Kebebasan berekspresi memang menjadi salah satu pilar penting demokrasi, namun tidak berarti kebebasan itu dapat berjalan tanpa batas. Justru di sinilah pemerintah menunjukkan posisinya yang tepat, yaitu dengan menjaga agar Merah Putih tetap berdiri sebagai satu-satunya simbol negara, sembari tetap membuka ruang dialog bagi masyarakat untuk menyampaikan aspirasinya. Sikap ini menggambarkan keseimbangan yang sehat antara ketegasan dalam menegakkan aturan dan keterbukaan terhadap kritik publik. Dalam konteks inilah, langkah pemerintah melarang pengibaran bendera fiksi patut diapresiasi karena mampu menempatkan kepentingan bangsa di atas segalanya tanpa menutup peluang partisipasi rakyat dalam ruang demokrasi.

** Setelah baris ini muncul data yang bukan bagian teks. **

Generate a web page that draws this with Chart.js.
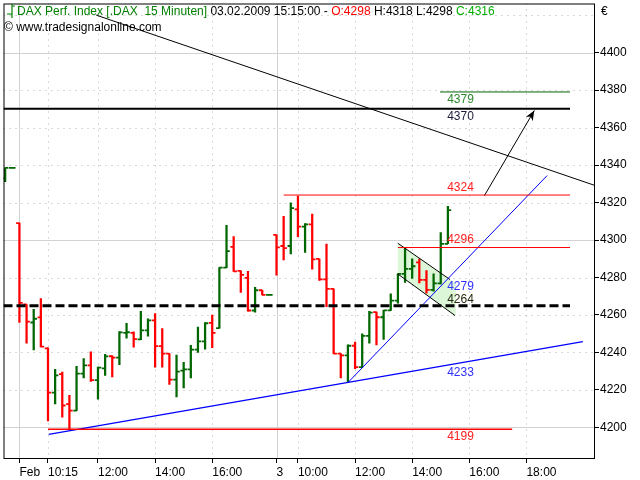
<!DOCTYPE html>
<html>
<head>
<meta charset="utf-8">
<script src="https://cdn.jsdelivr.net/npm/chart.js@4.4.1/dist/chart.umd.min.js"></script>
<style>
  html, body { margin: 0; padding: 0; background: #fff; }
</style>
</head>
<body>
<canvas id="dax" width="640" height="480"></canvas>
<script>
// 15 minute bars, first one is two bars before Feb 2 09:15
const firstBar = -2;
const opens  = [4333, 4338.5,
  4309, 4265.6, 4256, 4258.7, 4242.2, 4218.6, 4228.4, 4212.4, 4209, 4228.7,
  4233.1, 4225.3, 4231.5, 4238, 4237.3, 4250.5, 4250.5, 4247, 4251.8, 4257.1,
  4243.4, 4239.4, 4225.5, 4230.3, 4231, 4241.5, 4245.9, 4255.8, 4253, 4285.3,
  4296.3, 4283.5, 4279.8, 4262.4, 4273.2, 4270.7,
  4302.8, 4296.8, 4296.8, 4316.4, 4307.2, 4308.4, 4289.9, 4279, 4273.9, 4239.4,
  4238.5, 4243.6, 4232.2, 4248.9, 4261.5, 4258.8, 4262.5, 4267.7, 4281.9, 4284.6,
  4288.1, 4278.7, 4273.4, 4276.9, 4298];
const highs  = [4338.5, 4338.5,
  4309, 4265.6, 4263, 4268.8, 4242.5, 4231, 4229.6, 4217.2, 4232.6, 4236.7,
  4240.4, 4232.2, 4239, 4238.2, 4251.1, 4255.5, 4251, 4261.9, 4258, 4260.8,
  4252.8, 4239.4, 4238.6, 4234.7, 4243.8, 4253.5, 4256, 4259.9, 4285.3, 4307.8,
  4301.8, 4283.5, 4283.3, 4274.8, 4273.2, 4270.7,
  4302.8, 4312.6, 4319.8, 4323.4, 4308.8, 4313.8, 4289.9, 4297.9, 4273.9, 4239.4,
  4244.1, 4245.5, 4250, 4262, 4261.5, 4262.5, 4271.3, 4281.9, 4295.7, 4290,
  4289.9, 4283.7, 4281.9, 4304, 4318];
const lows   = [4331.2, 4338.5,
  4256, 4245, 4241.3, 4243, 4203.5, 4212.6, 4205.5, 4198.6, 4209, 4226.4,
  4224.6, 4215.1, 4227.8, 4226.9, 4233.5, 4247.7, 4242.9, 4246.8, 4248.7, 4232.2,
  4232.2, 4222.9, 4216.3, 4221.1, 4226.4, 4240, 4241.8, 4242.6, 4253, 4285.3,
  4283.3, 4272.1, 4262, 4261.5, 4270.7, 4270.7,
  4281.2, 4289.4, 4292.6, 4301.8, 4293.4, 4284.4, 4278.4, 4264.5, 4239.4, 4226.4,
  4223.9, 4231.4, 4232.2, 4245, 4244, 4247, 4262.5, 4266.3, 4277.4, 4279.5,
  4277.1, 4271.6, 4272.7, 4276.6, 4298];
const closes = [4338.5, 4338.5,
  4266.5, 4256.5, 4258, 4243.1, 4218.6, 4227.8, 4211.7, 4209, 4228.7, 4233.1,
  4225.3, 4231.9, 4237.9, 4237.3, 4250.7, 4250.8, 4247.1, 4251.8, 4257.1, 4243.4,
  4239.4, 4225.5, 4229.8, 4231, 4241.5, 4245.9, 4255.6, 4250.5, 4285.3, 4294.1,
  4283.3, 4281.4, 4262.4, 4273.2, 4270.7, 4270.7,
  4296.1, 4295.7, 4317, 4307.2, 4308.4, 4289.7, 4279, 4273.9, 4239.4, 4238.5,
  4243.6, 4232.2, 4248.9, 4261.3, 4258.8, 4262.5, 4267.7, 4281.9, 4284.6, 4286,
  4278.7, 4273.4, 4276.9, 4298, 4316];

// time axis (bar index -> label)
const timeTicks  = [0, 4, 11, 19, 27, 36, 39, 47, 55, 63, 71];
const timeLabels = ["Feb", "10:15", "12:00", "14:00", "16:00", "3", "10:00", "12:00", "14:00", "16:00", "18:00"];
const dayStarts  = [0, 36];
const priceTicks = [4200, 4220, 4240, 4260, 4280, 4300, 4320, 4340, 4360, 4380, 4400];
const gridPrices = [4200, 4220, 4240, 4260, 4280, 4300, 4320, 4340, 4360, 4380, 4400, 4420];

const xMin = -2.23, xMax = 80.6;
const yMin = 4183.7, yMax = 4426.2;

// drawing tools, in (bar index, price)
const downTrend   = [{ x: 10.75, y: 4420 }, { x: 80.6, y: 4329.1 }];
const lowTrend    = [{ x: 4.1, y: 4196.3 }, { x: 78.9, y: 4245.8 }];
const steepTrend  = [{ x: 46, y: 4223.9 }, { x: 73.9, y: 4334.4 }];
const targetArrow = [{ x: 65.1, y: 4323.6 }, { x: 72.1, y: 4369.1 }];
const flagTop     = [{ x: 52.98, y: 4298.3 }, { x: 60.3, y: 4278.9 }];
const flagBottom  = [{ x: 52.98, y: 4281.9 }, { x: 61.0, y: 4259.7 }];
const flagArea    = [{ x: 52.98, y: 4298.3 }, { x: 61.1, y: 4276.9 }, { x: 61.1, y: 4259.5 }, { x: 52.98, y: 4281.9 }];

const levelPrices = [4379, 4370, 4324, 4296, 4265, 4199];
const levelFrom   = [58.9, xMin, 37, 53, xMin, 4];
const levelTo     = [77.1, 77.1, 77.1, 77.1, 77.1, 69];

const labelTexts  = ["4379", "4370", "4324", "4296", "4279", "4264", "4233", "4199"];
const labelPrices = [4379, 4370, 4324, 4296, 4279, 4264, 4233, 4199];
const labelBar    = 59.9;

const FONT = "Arial, 'Liberation Sans', sans-serif";
const UP = "#006600", DOWN = "#ff0000";

const barColors = opens.map((o, k) => closes[k] >= o ? UP : DOWN);
const idx = k => firstBar + k;

// levels: colour, width, dash
const levelStyle = [
  ["#006400", 1, []], ["#000000", 2, []], ["#ff0000", 1, []],
  ["#ff0000", 1, []], ["#000000", 3, [9, 4]], ["#ff0000", 1.5, []]
];
const labelColors = ["#2e8b2e", "#1c1c3c", "#ff2020", "#ff2020", "#3030ff", "#2a2a10", "#3030ff", "#ff2020"];
const labelBelow  = [true, true, false, false, true, false, true, true];

function seg(data, color, width, dash) {
  return {
    type: "line", data, borderColor: color, borderWidth: width, borderDash: dash || [],
    pointRadius: 0, fill: false, tension: 0, order: 0
  };
}

const datasets = [];
levelPrices.forEach((p, i) => {
  const [c, w, d] = levelStyle[i];
  datasets.push(seg([{ x: levelFrom[i], y: p }, { x: levelTo[i], y: p }], c, w, d));
});
datasets.push(seg(downTrend, "#000000", 1));
datasets.push(seg(lowTrend, "#0000ff", 1.4));
datasets.push(seg(steepTrend, "#0000ff", 1));
datasets.push(seg(targetArrow, "#000000", 1));
datasets.push(seg(flagTop, "#000000", 1));
datasets.push(seg(flagBottom, "#000000", 1));

// high-low range
datasets.push({
  type: "bar",
  data: opens.map((_, k) => ({ x: idx(k), y: [lows[k], highs[k]] })),
  backgroundColor: barColors,
  borderWidth: 0,
  barThickness: 1.6,
  order: 3
});
// open (left) and close (right) ticks
const tickOff = 0.22;
datasets.push({
  type: "scatter",
  data: opens.map((o, k) => ({ x: idx(k) - tickOff, y: o })),
  pointStyle: "line", pointRadius: 1.7, pointBorderWidth: 1.8,
  pointBorderColor: barColors, pointHoverRadius: 1.7, order: 2
});
datasets.push({
  type: "scatter",
  data: closes.map((c, k) => ({ x: idx(k) + tickOff, y: c })),
  pointStyle: "line", pointRadius: 1.7, pointBorderWidth: 1.8,
  pointBorderColor: barColors, pointHoverRadius: 1.7, order: 2
});

function px(chart, pt) {
  return [chart.scales.x.getPixelForValue(pt.x), chart.scales.y.getPixelForValue(pt.y)];
}

const sheet = {
  id: "sheet",
  beforeDraw(chart) {
    const { ctx } = chart;
    ctx.save();
    ctx.fillStyle = "#fff";
    ctx.fillRect(0, 0, chart.width, chart.height);
    ctx.restore();
  },
  beforeDatasetsDraw(chart) {
    const { ctx, chartArea: a, scales: { x, y } } = chart;
    ctx.save();
    ctx.lineWidth = 1;
    gridPrices.forEach(p => {
      const py = Math.round(y.getPixelForValue(p)) + 0.5;
      const solid = p % 100 === 0;
      ctx.strokeStyle = solid ? "#d2d2d2" : "#b0b0b0";
      ctx.setLineDash(solid ? [] : [1, 5]);
      ctx.beginPath(); ctx.moveTo(a.left, py); ctx.lineTo(a.right, py); ctx.stroke();
    });
    timeTicks.forEach(t => {
      const vx = Math.round(x.getPixelForValue(t)) + 0.5;
      const solid = dayStarts.includes(t);
      ctx.strokeStyle = solid ? "#d2d2d2" : "#b0b0b0";
      ctx.setLineDash(solid ? [] : [1, 5]);
      ctx.beginPath(); ctx.moveTo(vx, a.top); ctx.lineTo(vx, a.bottom); ctx.stroke();
    });
    // flag area
    ctx.setLineDash([]);
    ctx.fillStyle = "#dcf6d8";
    ctx.beginPath();
    flagArea.forEach((pt, i) => {
      const [fx, fy] = px(chart, pt);
      if (i === 0) ctx.moveTo(fx, fy); else ctx.lineTo(fx, fy);
    });
    ctx.closePath();
    ctx.fill();
    ctx.restore();
  },
  afterDatasetsDraw(chart) {
    const { ctx, chartArea: a } = chart;
    ctx.save();

    // arrow head
    const [x0, y0] = px(chart, targetArrow[0]);
    const [x1, y1] = px(chart, targetArrow[1]);
    const ang = Math.atan2(y1 - y0, x1 - x0);
    ctx.fillStyle = "#000";
    ctx.beginPath();
    ctx.moveTo(x1, y1);
    ctx.lineTo(x1 - 10 * Math.cos(ang) + 4 * Math.sin(ang), y1 - 10 * Math.sin(ang) - 4 * Math.cos(ang));
    ctx.lineTo(x1 - 7 * Math.cos(ang), y1 - 7 * Math.sin(ang));
    ctx.lineTo(x1 - 10 * Math.cos(ang) - 4 * Math.sin(ang), y1 - 10 * Math.sin(ang) + 4 * Math.cos(ang));
    ctx.closePath();
    ctx.fill();

    // value labels
    ctx.font = "12px " + FONT;
    ctx.textBaseline = "middle";
    ctx.textAlign = "left";
    labelTexts.forEach((t, i) => {
      const [lx, ly] = px(chart, { x: labelBar, y: labelPrices[i] });
      ctx.fillStyle = labelColors[i];
      ctx.fillText(t, lx, ly + (labelBelow[i] ? 7.5 : -7.5));
    });

    // frame
    ctx.strokeStyle = "#000";
    ctx.lineWidth = 1;
    ctx.strokeRect(a.left + 0.5, a.top + 0.5, a.right - a.left - 1, a.bottom - a.top);

    // header
    const last = opens.length - 1;
    const runs = [
      ["DAX Perf. Index [.DAX  15 Minuten] ", "#008000"],
      ["03.02.2009 15:15:00 - ", "#000000"],
      ["O:" + Math.round(opens[last]), "#ff0000"],
      [" H:" + Math.round(highs[last]) + " L:" + Math.round(lows[last]) + " ", "#000000"],
      ["C:" + Math.round(closes[last]), "#00b000"]
    ];
    let tx = 17;
    runs.forEach(([t, c]) => {
      ctx.fillStyle = c;
      ctx.fillText(t, tx, 12);
      tx += ctx.measureText(t).width;
    });
    ctx.fillStyle = "#000";
    ctx.fillText("\u00a9 www.tradesignalonline.com", 4, 28);
    ctx.fillText("\u20ac", a.right + 6, 12);

    // small bar glyph in front of the header
    ctx.strokeStyle = "#008000";
    ctx.lineWidth = 1.2;
    ctx.beginPath();
    ctx.moveTo(12, 4); ctx.lineTo(12, 18);
    ctx.moveTo(7, 14); ctx.lineTo(12, 14);
    ctx.moveTo(12, 6); ctx.lineTo(15, 6);
    ctx.stroke();
    ctx.restore();
  }
};

Chart.defaults.font.family = FONT;
Chart.defaults.font.size = 12;
Chart.defaults.color = "#000";

new Chart(document.getElementById("dax"), {
  type: "bar",
  data: { datasets },
  plugins: [sheet],
  options: {
    responsive: false,
    animation: false,
    events: [],
    layout: { padding: { left: 2, top: 2, right: 0, bottom: 0 } },
    plugins: { legend: { display: false }, tooltip: { enabled: false } },
    scales: {
      x: {
        type: "linear", position: "bottom", min: xMin, max: xMax, offset: false,
        afterBuildTicks: s => { s.ticks = timeTicks.map(v => ({ value: v })); },
        afterFit: s => { s.height = 22; s.paddingLeft = 0; s.paddingRight = 0; },
        ticks: {
          autoSkip: false, maxRotation: 0, align: "start", padding: 2,
          callback: v => timeLabels[timeTicks.indexOf(v)]
        },
        grid: { drawOnChartArea: false, drawTicks: true, tickLength: 5, tickColor: "#000", offset: false },
        border: { display: false }
      },
      y: {
        type: "linear", position: "right", min: yMin, max: yMax,
        afterBuildTicks: s => { s.ticks = priceTicks.map(v => ({ value: v })); },
        afterFit: s => { s.width = 45; s.paddingTop = 0; s.paddingBottom = 0; },
        ticks: { padding: 1, callback: v => String(v) },
        grid: { drawOnChartArea: false, drawTicks: true, tickLength: 4, tickColor: "#000" },
        border: { display: false }
      }
    }
  }
});
</script>
</body>
</html>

Langkah tegas pemerintah melindungi simbol Merah Putih tetap diperlukan. Baginya, negara memang wajib memastikan bahwa bendera nasional tidak tersaingi oleh simbol lain. Kebijaksanaan pemerintah dengan menjawab keresahan rakyat melalui kebijakan yang berpihak telah dilaksanakan. Hal ini menunjukkan ketegasan negara tidak terkesan menutup ruang dialog. Dengan cara ini, pemerintah menunjukkan diri sebagai pengatur sekaligus pelindung masyarakat.
Tidak bisa dipungkiri, generasi muda Indonesia sangat akrab dengan budaya pop global. Anime, manga, hingga ikon seperti Jolly Roger memiliki pengaruh kuat. Hal ini wajar terjadi dalam era keterbukaan informasi. Namun, pemerintah memiliki tanggung jawab untuk memastikan keterbukaan terhadap budaya global tidak mengikis rasa hormat pada Merah Putih.
Sikap tegas pemerintah melarang pengibaran bendera bajak laut pada momen kemerdekaan adalah langkah tepat. Budaya pop dapat tetap diapresiasi, tetapi harus ditempatkan dalam ruang yang tidak menodai simbol perjuangan bangsa. Di sisi lain, pemerintah juga perlu mendorong edukasi kebangsaan yang lebih relevan dengan generasi muda. Dengan pendekatan yang kreatif dan inovatif, semangat nasionalisme dapat berjalan seiring dengan kecintaan terhadap budaya global.
Fenomena bendera bajak laut menjelang peringatan kemerdekaan memang menarik perhatian, namun tidak boleh mengaburkan kesakralan Merah Putih. Pemerintah sudah bersikap tepat dengan melarang pengibaran bendera fiksi, sembari tetap membuka ruang dialog dengan masyarakat. Sikap ini menunjukkan bahwa negara mampu bersikap tegas sekaligus demokratis.
Pada akhirnya, hanya satu bendera yang layak berkibar di langit Indonesia adalah Merah Putih. Bendera Merah Putih adalah hasil perjuangan, simbol pengorbanan, dan perekat persatuan bangsa. Budaya pop seperti One Piece tetap dapat dinikmati sebagai hiburan, tetapi tidak boleh menggantikan simbol kenegaraan. Mari kita teguhkan komitmen bersama dengan mengibarkan Merah Putih di setiap rumah, sekolah, dan kantor, serta jadikan persatuan Indonesia sebagai kekuatan yang tidak tergoyahkan.